Intimations of Mortality

Intimations of Mortality November 29, 2018

Recently one of our dear friends in Lexington died suddenly in her sleep. She was my age, and so, not ancient (no snarky remarks please on my creeping decrepitude). And frankly, everyone was shocked, me included. I’d seen her not long before in our Sunday school class and she seemed the picture of health. Why exactly is it that we continue to be so shocked by death in many (not all) cases? Why does it seem such an unexpected outcome? I can’t speak for everyone but I know that in the case of Christians they understand they have the gift of everlasting life, and so death may come as a shock, but it would not be viewed as “Das Ende’. That person’s spirit will go to be with the Lord and continue to exist. But still, the sudden death of a Christian friend is a shock. Why?
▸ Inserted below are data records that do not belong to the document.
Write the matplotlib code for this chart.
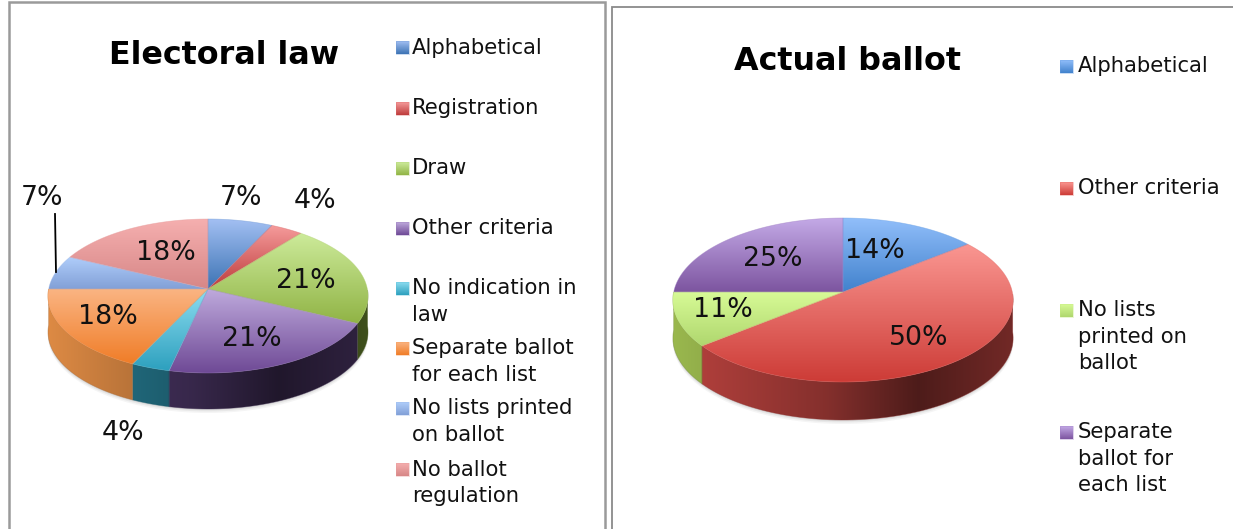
import numpy as np
import matplotlib
matplotlib.use("Agg")
import matplotlib.pyplot as plt
from matplotlib.patches import Polygon, Rectangle

# Datos de los dos graficos (numero de paises, el % se calcula)
law_title = "Electoral law"
law_categories = ["Alphabetical", "Registration", "Draw", "Other criteria",
                  "No indication in\nlaw", "Separate ballot\nfor each list",
                  "No lists printed\non ballot", "No ballot\nregulation"]
law_values = [2, 1, 6, 6, 1, 5, 2, 5]

ballot_title = "Actual ballot"
ballot_categories = ["Alphabetical", "Other criteria", "No lists\nprinted on\nballot",
                     "Separate\nballot for\neach list"]
ballot_values = [4, 14, 3, 7]

# colores (claro arriba, oscuro abajo, pared lateral)
law_colors = [
    ("#a2bff2", "#3c73b4", "#2a5a8e"),
    ("#f59b9b", "#be3c3c", "#90302e"),
    ("#cdeb9b", "#91b446", "#66812e"),
    ("#bea9dc", "#6f4a96", "#4d3768"),
    ("#8cdcf0", "#2da0be", "#267a90"),
    ("#fab482", "#f07d28", "#dd8a44"),
    ("#afcdfa", "#82a0d7", "#5c7ba8"),
    ("#f5afaf", "#d78787", "#a86868"),
]
ballot_colors = [
    ("#91befa", "#4182cd", "#2f649c"),
    ("#fa9691", "#cd3c37", "#b8423e"),
    ("#d7fa96", "#afd76e", "#9ab84e"),
    ("#c3a9e6", "#7d55a0", "#5c3f78"),
]


def rgb(c):
    return np.array(matplotlib.colors.to_rgb(c))


def project(theta, cx, cy, b, a, k):
    # circulo unidad con perspectiva, theta en sentido horario desde arriba
    x = np.sin(theta)
    y = np.cos(theta)
    return cx + b * x / (1 + k * y), cy - a * y / (1 + k * y)


def gradient_fill(ax, pts, top, bottom, horizontal=None, z=2):
    pts = np.asarray(pts)
    x0, y0 = pts.min(axis=0)
    x1, y1 = pts.max(axis=0)
    if horizontal is None:
        t = np.linspace(0, 1, 64)[:, None, None]
        arr = rgb(top)[None, None, :] * (1 - t) + rgb(bottom)[None, None, :] * t
    else:
        xs = np.linspace(x0, x1, 128)
        arr = np.clip(horizontal(xs)[:, None] * rgb(top)[None, :], 0, 1)[None, :, :]
    im = ax.imshow(arr, extent=(x0, x1, y1, y0), aspect="auto", zorder=z, interpolation="bilinear")
    clip = Polygon(pts, closed=True, transform=ax.transData, fc="none", ec="none")
    ax.add_patch(clip)
    im.set_clip_path(clip)
    # borde fino para suavizar el recorte
    mid = (rgb(top) + rgb(bottom)) / 2 if horizontal is None else rgb(top) * 0.75
    ax.add_patch(Polygon(pts, closed=True, fc="none", ec=mid, lw=0.5, alpha=0.5, zorder=z + 0.1))


def pie3d(ax, values, colors, cx, cy, rx, up, down, depth):
    values = np.array(values, dtype=float)
    k = (down - up) / (down + up)
    a = up * (1 + k)
    b = rx * 0.996
    edges = np.concatenate([[0], np.cumsum(values) / values.sum() * 2 * np.pi])

    def wall_shade(xs):
        t = (xs - (cx - rx)) / (2 * rx)
        return np.interp(t, [0, 0.45, 0.72, 1], [1.0, 0.72, 0.42, 0.62])

    # sombra suave
    th = np.linspace(0, 2 * np.pi, 240)
    sx, sy = project(th, cx, cy, b, a, k)
    for off, al in [(4.0, 0.06), (2.5, 0.08), (1.2, 0.1)]:
        ax.fill(sx, sy + depth + off, color="#555555", alpha=al, lw=0, zorder=1)

    for i in range(len(values)):
        th = np.linspace(edges[i], edges[i + 1], 100)
        # pared lateral, solo la parte de delante
        front = th[np.cos(th) <= 0]
        if len(front) > 1:
            fx, fy = project(front, cx, cy, b, a, k)
            pts = np.column_stack([np.r_[fx, fx[::-1]], np.r_[fy, fy[::-1] + depth]])
            gradient_fill(ax, pts, colors[i][2], None, horizontal=wall_shade, z=2)
        # cara superior
        tx, ty = project(th, cx, cy, b, a, k)
        pts = np.column_stack([np.r_[cx, tx], np.r_[cy, ty]])
        gradient_fill(ax, pts, colors[i][0], colors[i][1], z=3)


def legend_item(ax, x_key, x_text, y, label, colors):
    gradient_fill(ax, [(x_key, y - 6), (x_key + 13, y - 6), (x_key + 13, y + 7), (x_key, y + 7)],
                  colors[0], colors[1], z=3)
    ax.text(x_text, y - 9.5, label, fontsize=FS_LEG, color="#111111", va="top", ha="left",
            linespacing=1.38, zorder=5)


FS_LEG = 15.2
FS_PCT = 19.3
FS_TITLE = 22.9

plt.rcParams["font.family"] = "DejaVu Sans"
fig = plt.figure(figsize=(12.33, 5.29), dpi=100)
ax = fig.add_axes([0, 0, 1, 1])
ax.set_xlim(0, 1233)
ax.set_ylim(529, 0)
ax.autoscale(False)
ax.axis("off")

# marcos
ax.add_patch(Rectangle((9, 2), 595.5, 540, fc="white", ec="#9a9a9a", lw=1.8, zorder=0))
ax.add_patch(Rectangle((611.5, 7), 640, 540, fc="white", ec="#8a8a8a", lw=1.3, zorder=0))

# grafico izquierdo
pie3d(ax, law_values, law_colors, 208, 289, 160, 70, 84, 36)
law_pct = [f"{round(v / sum(law_values) * 100)}%" for v in law_values]
law_pos = [(241, 198), (315, 201), (306, 281), (252, 339), (123, 433), (108, 317), (42, 198), (166, 253)]
for lab, (x, y) in zip(law_pct, law_pos):
    ax.text(x, y, lab, fontsize=FS_PCT, ha="center", va="center", color="#111111", zorder=6)
ax.plot([55, 56], [214, 272], color="black", lw=1.3, zorder=6)
ax.text(224.5, 56, law_title, fontsize=FS_TITLE, fontweight="bold", ha="center", va="center", zorder=6)
law_rows = [47, 108, 168, 228, 288, 348, 408, 469]
for y, lab, col in zip(law_rows, law_categories, law_colors):
    legend_item(ax, 396, 412, y, lab, col)

# grafico derecho
pie3d(ax, ballot_values, ballot_colors, 843, 292, 170, 74, 90, 38)
ballot_pct = [f"{round(v / sum(ballot_values) * 100)}%" for v in ballot_values]
ballot_pos = [(875, 251), (919, 338), (723, 310), (773, 259)]
for lab, (x, y) in zip(ballot_pct, ballot_pos):
    ax.text(x, y, lab, fontsize=FS_PCT, ha="center", va="center", color="#111111", zorder=6)
ax.text(848, 61.5, ballot_title, fontsize=FS_TITLE, fontweight="bold", ha="center", va="center", zorder=6)
ballot_rows = [66, 188, 310, 432]
for y, lab, col in zip(ballot_rows, ballot_categories, ballot_colors):
    legend_item(ax, 1060, 1078, y, lab, col)

ax.set_xlim(0, 1233)
ax.set_ylim(529, 0)
fig.savefig("out.png", dpi=100, facecolor="white")
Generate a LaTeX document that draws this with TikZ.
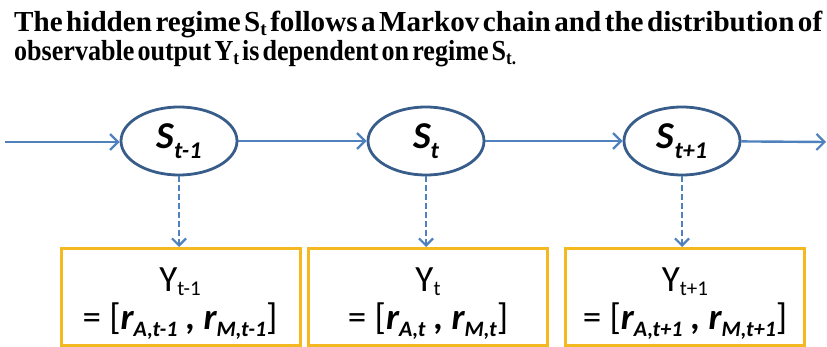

I have a theory about this. One church father said words to this effect— ‘God has put eternity in our minds so that we will realize we were intended to be immortal.’ On this way of viewing things, our mortality is not God’s highest and best for humankind. Indeed, it is called ‘the wages of sin’ in the Bible. It is not natural for creatures created in the image of God. Here’s one of John Donne’s famous poetic reflections on death—-

Death, be not proud, though some have called thee

Mighty and dreadful, for thou art not so;
For those whom thou think’st thou dost overthrow
Die not, poor Death, nor yet canst thou kill me.
From rest and sleep, which but thy pictures be,
Much pleasure; then from thee much more must flow,
And soonest our best men with thee do go,
Rest of their bones, and soul’s delivery.
Thou art slave to fate, chance, kings, and desperate men,
And dost with poison, war, and sickness dwell,
And poppy or charms can make us sleep as well
And better than thy stroke; why swell’st thou then?
One short sleep past, we wake eternally
And death shall be no more; Death, thou shalt die.

Death is a door, not a dead end for those who are in Christ. But how then to face one’s mortality? I’ve had several major surgeries in my life, and probably have one more coming next month (an early Christmas present I guess). How should I view and reflect on my mortality? Here again, John Donne helps me…. he says….

Since I am coming to that holy room,
Where, with thy choir of saints for evermore,
I shall be made thy music; as I come
I tune the instrument here at the door,
And what I must do then, think here before.

So, are you tuning your instrument as you face your mortality? Or are you singing a sour song? This life is not all there is. If you view it in the shadow of eternity, mortality pales, not only in length but in character compared to immortality….. thanks be to God.